La mirada de Pablo

Antonio Ventura
Ilustraciones de Judit Morales y Adriá Gòdia
Siruela, Col. Las Tres Edades, Madrid 2002

El relato se organiza como las teselas de un mosaico. Tal vez esta frase podría aplicarse a muchos libros. Pero en el caso de La mirada de Pablo de Antonio Ventura hay situaciones concretas que lo demuestran. Pablo ansía completar su álbum de cromos. Su hermana Clara se entretiene armando un puzzle y manifiesta su alegría cuando se entera de que su madre le comprará uno nuevo.
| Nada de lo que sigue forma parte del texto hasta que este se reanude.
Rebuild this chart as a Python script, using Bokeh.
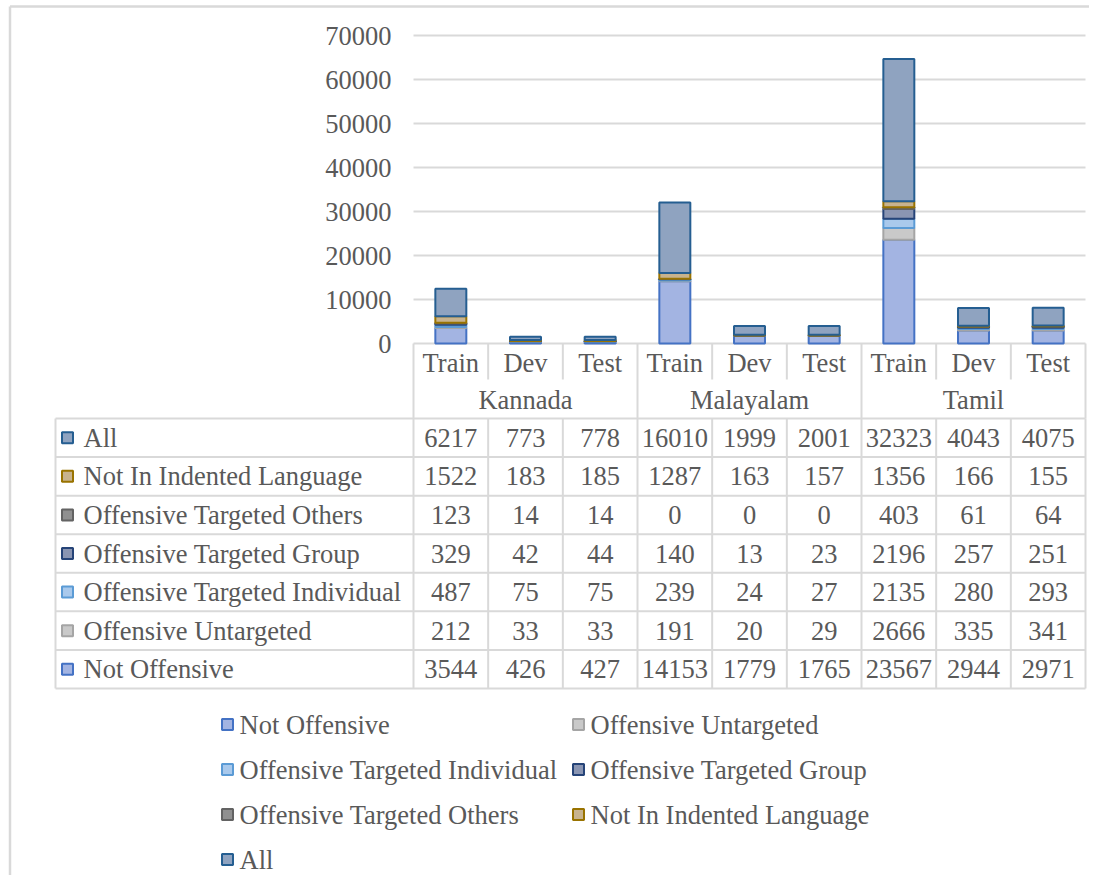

Son, dicho con todo cariño, un hatajo de coleccionistas. Pero del carácter más riguroso (más cercano al orden) de una colección de cromos (álbum-mosaico) o de las partes de un puzzle, se avanza hacia otras formas del coleccionismo más libradas al azar: las hojas secas que Pablo junta para regalarle a una chica llamada Inés (a quien ama tímidamente) o el castillo de naipes que Clara intenta mantener en pie en el capítulo 26.

Porque el texto de Antonio es también una reflexión sobre el tránsito: los personajes principales son inmigrantes; hay añoranza de un tiempo perdido; hay fractura del grupo familiar: Luisa, la madre de Pablo y Clara, está separada de su marido que, casi hacia el final del relato, se encuentra con sus hijos. Se entrevé que esa separación está motivada más por cuestiones económicas (falta de trabajo) que por haberse gastado el amor.

Cromos, puzzle, hojas, naipes, son pretexto de un viaje interior: la mirada hacia adentro y la mirada hacia fuera. Juego dialéctico entre el orden y el desorden, podría decirse que el libro de Antonio Ventura propone la aplicación de ciertos recursos de la “novela de la mirada” al campo de la literatura infantil y juvenil, por más que cualquier diferenciación entre ser niño o no serlo es pura cuestión didáctica y, como el nombre de la colección de Siruela lo indica, esta obra se inserta en el campo más amplio de las “tres edades”. Lejos de un didactismo fácil y ñoño, Antonio propone lisa y llanamente eso: mirar, mirarse: a los otros, a uno mismo, los objetos no sólo como pretextos del juego sino como lugares de la propia biografía, los objetos no en su utilidad inmediata sino como pretextos para el salto imaginativo, ese salto más real (pregunto: ¿es real ese salto?) desde un poyete de piedra que Pablo intenta en una ocasión y que vuelve a intentar con éxito al final del libro.

Decía lejos de un didactismo fácil y ñoño. Hace varios años, una escritora admirable, María Elena Walsh, habló, refiriéndose a la dictadura argentina y a la perversa obsesión de los censores, del “país jardín de infantes” y aludía a esos cortos de mente que veían quién sabe qué aviesas desviaciones eróticas en versos como “amada en el amado transformada”, de San Juan de la Cruz. Creo que se huele en el mundo que nos toca un tufillo a moralina repugnante. No estamos tan lejos de ese “jardín de infancia” del que hablaba M.E Walsh: prueba flagrante es el caso de esa primera dama, de cuyo nombre no quiero acordarme, que decidió explicar a los niños (creyendo que éstos son tontos de nacimiento) las moralejas de los cuentos tradicionales.

O tal vez habría que ser como los tontos de los que hablaba García Lorca y volver a mirar el mundo como los niños (p.37), como los tontos sin voluntad guerrera, como las vacas que tanto le gustan a Antonio Ventura o a Clara, la hermana de Pablo. Es decir, recuperar esa mirada bovina que nos permite descubrir el mundo como si fuese la primera vez que entramos en él. Siempre como la primera vez. Siempre como la primera vez.